Feature Comparison Table
| Feature | Money Vault | Money Manager |
|---|---|---|
| Voice Input | ✓ NLP-powered | ✕ |
| AI Chat Assistant | ✓ | ✕ |
| Receipt Scanning | ✓ OCR + AI | ✕ |
| Auto-Categorization | ✓ AI-driven | ✕ Manual only |
| Multi-Currency (50+) | ✓ Live rates | ✕ Single currency |
| Budgets | ✓ | ✓ Basic |
| Statistics | ✓ Charts + AI insights | ✓ Pie/bar charts |
| On-Device Privacy | ✓ | ✓ |
| Android Support | ✕ iOS only | ✓ |
| Price | Free / Premium | Free (ads) / $4.99 once |
Pricing
Money Manager is free with banner ads. A one-time $4.99 purchase removes ads permanently. No subscriptions. That's genuinely appealing if you hate recurring charges. You pay once and you're done.
Money Vault is free for core features including voice input and manual tracking. The premium tier adds AI chat, advanced analytics, and full receipt scanning. It's a subscription model, which costs more over time. But you're also getting features that Money Manager simply doesn't have at any price.
If all you need is a basic tracker and $4.99 once sounds better than a monthly payment, Money Manager is the cheaper option. If you want the AI and scanning features, Money Vault's premium is the only way to get them.
Final Verdict
- Want the simplest possible tracker? Money Manager. No frills, no learning curve, no subscription. Open, tap, type, done. If that's all you need, it's great at it.
- Want smarter, faster tracking? Money Vault. Voice input, receipt scanning, AI categorization, and multi-currency support. More features, but still easy to use.

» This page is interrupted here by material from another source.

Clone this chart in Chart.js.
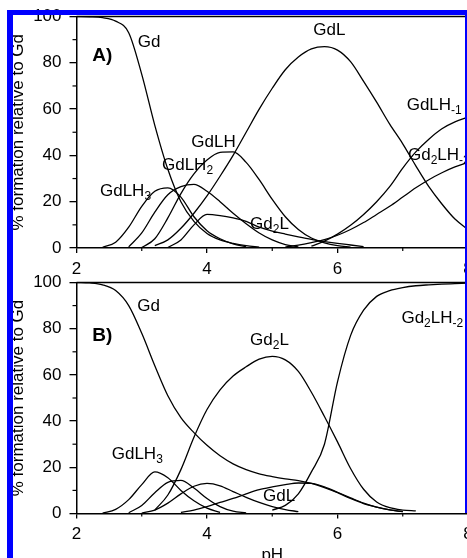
<!DOCTYPE html>
<html>
<head>
<meta charset="utf-8">
<script src="https://cdn.jsdelivr.net/npm/chart.js@4.4.0/dist/chart.umd.min.js"></script>
<style>
  html, body { margin: 0; padding: 0; background: #fff; overflow: hidden; }
  #wrap { position: relative; width: 467px; height: 558px; overflow: hidden; background: #fff; }
  canvas { position: absolute; left: 0; }
  #chartA { top: 0; }
  #chartB { top: 266px; }
  .blue { position: absolute; background: #0000ff; }
</style>
</head>
<body>
<div id="wrap">
  <canvas id="chartA" width="490" height="290"></canvas>
  <canvas id="chartB" width="490" height="320"></canvas>
  <div class="blue" style="left:7px;top:10px;width:5.5px;height:548px"></div>
  <div class="blue" style="left:7px;top:10px;width:460px;height:5px"></div>
  <div class="blue" style="left:465px;top:10px;width:2px;height:503px"></div>
</div>
<script>
// pH grid shared by every curve
const pH = [2.0, 2.2, 2.4, 2.6, 2.8, 3.0, 3.2, 3.4, 3.6, 3.8, 4.0, 4.2, 4.4, 4.6, 4.8, 5.0,
            5.2, 5.4, 5.6, 5.8, 6.0, 6.2, 6.4, 6.6, 6.8, 7.0, 7.2, 7.4, 7.6, 7.8, 8.0];
const _ = null;

// Panel A (% of Gd)
const gdA      = [100, 99.9, 99.5, 98, 93, 75, 53, 34, 20, 11.5, 6.3, 3.5, 2, 1, 0.4, _, _, _, _, _, _, _, _, _, _, _, _, _, _, _, _];
const gdlh3A   = [_, _, 0.3, 2.5, 9, 18, 24.5, 26, 22, 13.5, 7.5, 4, 1.8, 0.5, _, _, _, _, _, _, _, _, _, _, _, _, _, _, _, _, _];
const gdlh2A   = [_, _, _, _, 0.5, 6.5, 15.5, 23, 26.5, 27.5, 24.5, 20, 15, 10.5, 6.5, 3.5, 1.5, 0.5, _, _, _, _, _, _, _, _, _, _, _, _, _];
const gdlhA    = [_, _, _, _, _, 0.2, 4, 13, 23.5, 32, 38, 41.3, 41.5, 37, 29.5, 21, 13.5, 8, 4.3, 2.2, 1, 0.4, _, _, _, _, _, _, _, _, _];
const gdlA     = [_, _, _, _, _, _, 1, 3.5, 8.5, 15, 22.5, 31, 40, 50, 60, 69, 77, 82.5, 86, 87, 85.5, 80.5, 72, 63, 53.5, 45, 35.5, 26.5, 19, 12.5, 8];
const gd2lA    = [_, _, _, _, _, _, _, 0.2, 3.5, 10, 14.5, 14, 13, 11.5, 9, 7.3, 6, 4.8, 3.7, 2.8, 2, 1.3, 0.6, _, _, _, _, _, _, _, _];
const gdlhm1A  = [_, _, _, _, _, _, _, _, _, _, _, _, _, _, _, _, _, _, 0.8, 3, 6, 9.8, 14.5, 20, 26.5, 34.5, 41.5, 47, 51.5, 54.5, 56.5];
const gd2lhm2A = [_, _, _, _, _, _, _, _, _, _, _, _, _, _, _, _, 0.4, 1.2, 2.3, 3.6, 5.5, 8, 11, 14.5, 18, 22, 26, 29.5, 32.5, 35, 37];

// Panel B (% of Gd)
const gdB      = [100, 99.8, 99, 96.5, 90, 78, 64, 51, 41.5, 35, 29.5, 25, 21.5, 19, 17.2, 16, 15, 14.2, 13, 11.2, 9, 6.5, 4.3, 2.8, 1.6, 0.8, _, _, _, _, _];
const gdlh3B   = [_, _, 0.2, 1.8, 6, 12.5, 18, 15.5, 10, 5.5, 2.3, 0.5, _, _, _, _, _, _, _, _, _, _, _, _, _, _, _, _, _, _, _];
const gdlh2B   = [_, _, _, _, 0.3, 3.5, 9, 13.5, 14.3, 11, 6.5, 3, 1, 0.3, _, _, _, _, _, _, _, _, _, _, _, _, _, _, _, _, _];
const gdlhB    = [_, _, _, _, _, 0.2, 1.5, 4.5, 8.5, 11.8, 13, 12, 9.5, 7, 4.8, 3, 1.7, 0.8, _, _, _, _, _, _, _, _, _, _, _, _, _];
const gdlB     = [_, _, _, _, _, _, _, _, 0.5, 1.5, 3, 4.8, 6.5, 8.5, 10.3, 11.5, 12.5, 13.2, 13, 11.5, 9.2, 6.8, 4.5, 2.8, 1.6, 0.8, _, _, _, _, _];
const gd2lB    = [_, _, _, _, _, _, 1.5, 8, 19, 33, 45, 53.5, 59.5, 63.5, 66.8, 68, 66.5, 61.5, 52.5, 42, 31, 19.5, 10.5, 5, 2.5, 1.5, 1.1, _, _, _, _];
const gd2lhm2B = [_, _, _, _, _, _, _, _, _, _, _, _, _, _, _, 1.5, 3.5, 8.5, 18, 30, 57, 77, 88, 94, 96.5, 97.8, 98.6, 99, 99.3, 99.5, 99.7];

// tick values
const xMajor = [2, 4, 6, 8];
const xMinor = [3, 5, 7];
const yMinor = [10, 30, 50, 70, 90];

// curve annotations: '_' prefix marks a subscript piece
const labelsA = [
  { parts: ['A)'], bold: true, x: 2.24, y: 80.9 },
  { parts: ['Gd'], x: 2.94, y: 87 },
  { parts: ['GdL'], x: 5.63, y: 92.2 },
  { parts: ['GdLH'], x: 3.76, y: 43.8 },
  { parts: ['GdLH', '_2'], x: 3.31, y: 33.7 },
  { parts: ['GdLH', '_3'], x: 2.36, y: 22.5 },
  { parts: ['Gd', '_2', 'L'], x: 4.66, y: 8.4 },
  { parts: ['GdLH', '_-1'], x: 7.06, y: 59.6 },
  { parts: ['Gd', '_2', 'LH', '_-2'], x: 7.08, y: 38 }
];
const labelsB = [
  { parts: ['B)'], bold: true, x: 2.24, y: 74.7 },
  { parts: ['Gd'], x: 2.93, y: 87.7 },
  { parts: ['Gd', '_2', 'L'], x: 4.66, y: 72.9 },
  { parts: ['Gd', '_2', 'LH', '_-2'], x: 6.98, y: 82.5 },
  { parts: ['GdLH', '_3'], x: 2.54, y: 23.4 },
  { parts: ['GdL'], x: 4.86, y: 5.2 }
];

const FONT = '"Liberation Sans", Arial, sans-serif';
Chart.defaults.font.family = FONT;
Chart.defaults.color = '#000';

function toPoints(vals) {
  return pH.map((p, i) => vals[i] == null ? null : { x: p, y: vals[i] }).filter(Boolean);
}

// draws the top frame, minor ticks and the species labels
const extras = {
  id: 'extras',
  afterDraw(chart, args, opts) {
    const ctx = chart.ctx;
    const xs = chart.scales.x, ys = chart.scales.y;
    const area = chart.chartArea;
    ctx.save();
    ctx.strokeStyle = '#000';
    ctx.lineWidth = 1.5;
    ctx.beginPath();
    const top = ys.getPixelForValue(100);
    ctx.moveTo(area.left, top);
    ctx.lineTo(area.right + 5, top);
    ctx.stroke();

    ctx.lineWidth = 1.2;
    yMinor.forEach(v => {
      const py = ys.getPixelForValue(v);
      ctx.beginPath();
      ctx.moveTo(area.left - 4, py);
      ctx.lineTo(area.left, py);
      ctx.stroke();
    });
    xMinor.forEach(v => {
      const px = xs.getPixelForValue(v);
      ctx.beginPath();
      ctx.moveTo(px, area.bottom);
      ctx.lineTo(px, area.bottom + 3);
      ctx.stroke();
    });

    ctx.fillStyle = '#000';
    ctx.textAlign = 'left';
    ctx.textBaseline = 'alphabetic';
    opts.labels.forEach(lb => {
      let px = xs.getPixelForValue(lb.x);
      const py = ys.getPixelForValue(lb.y);
      lb.parts.forEach(part => {
        if (part.startsWith('_')) {
          ctx.font = '12px ' + FONT;
          const t = part.slice(1);
          ctx.fillText(t, px, py + 4);
          px += ctx.measureText(t).width;
        } else {
          ctx.font = (lb.bold ? 'bold 19px ' : '17px ') + FONT;
          ctx.fillText(part, px, py);
          px += ctx.measureText(part).width;
        }
      });
    });
    ctx.restore();
  }
};

function makeChart(id, series, labels, xTitle, plotBottom, canvasH) {
  return new Chart(document.getElementById(id), {
    type: 'line',
    data: {
      datasets: series.map(vals => ({
        data: toPoints(vals),
        borderColor: '#000',
        borderWidth: 1.3,
        pointRadius: 0,
        fill: false,
        cubicInterpolationMode: 'monotone'
      }))
    },
    options: {
      responsive: false,
      animation: false,
      layout: { padding: { top: 16.5, right: 22, left: 0, bottom: 0 } },
      plugins: {
        legend: { display: false },
        tooltip: { enabled: false },
        extras: { labels: labels }
      },
      scales: {
        x: {
          type: 'linear',
          min: 2,
          max: 8,
          afterBuildTicks: s => { s.ticks = xMajor.map(v => ({ value: v })); },
          ticks: { font: { size: 17 }, padding: 6, color: '#000' },
          grid: { drawOnChartArea: false, tickLength: 5, color: '#000', lineWidth: 1.3 },
          border: { display: true, color: '#000', width: 1.5 },
          title: { display: !!xTitle, text: xTitle || '', font: { size: 17 }, color: '#000', padding: { top: 0, bottom: 20 } },
          afterFit: s => { s.height = canvasH - plotBottom; s.paddingLeft = 0; s.paddingRight = 0; }
        },
        y: {
          min: 0,
          max: 100,
          ticks: { stepSize: 20, font: { size: 17 }, padding: 8, color: '#000' },
          grid: { drawOnChartArea: false, tickLength: 7, color: '#000', lineWidth: 1.3 },
          border: { display: true, color: '#000', width: 1.5 },
          title: { display: true, text: '% formation relative to Gd', font: { size: 17 }, color: '#000', padding: { top: 8, bottom: 0 } },
          afterFit: s => { s.width = 76.5; s.paddingTop = 0; s.paddingBottom = 0; }
        }
      }
    },
    plugins: [extras]
  });
}

makeChart('chartA', [gdA, gdlh3A, gdlh2A, gdlhA, gdlA, gd2lA, gdlhm1A, gd2lhm2A], labelsA, null, 248, 290);
makeChart('chartB', [gdB, gdlh3B, gdlh2B, gdlhB, gdlB, gd2lB, gd2lhm2B], labelsB, 'pH', 247.5, 320);
</script>
</body>
</html>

- On Android? Money Manager wins by default since Money Vault is iOS only.
- Travel frequently? Money Vault. 50+ currencies with automatic conversion. Money Manager can't touch this.
- Hate subscriptions? Money Manager. $4.99 once and it's yours forever.
Money Manager is a perfectly fine notebook. It records what you tell it and shows you the numbers. Money Vault is more like a financial assistant that listens, categorizes, and answers questions. The "best" one depends entirely on whether you want simple or smart. For most iOS users who track expenses regularly, the speed and intelligence of Money Vault makes the difference between an app you actually keep using and one that gets abandoned by month two.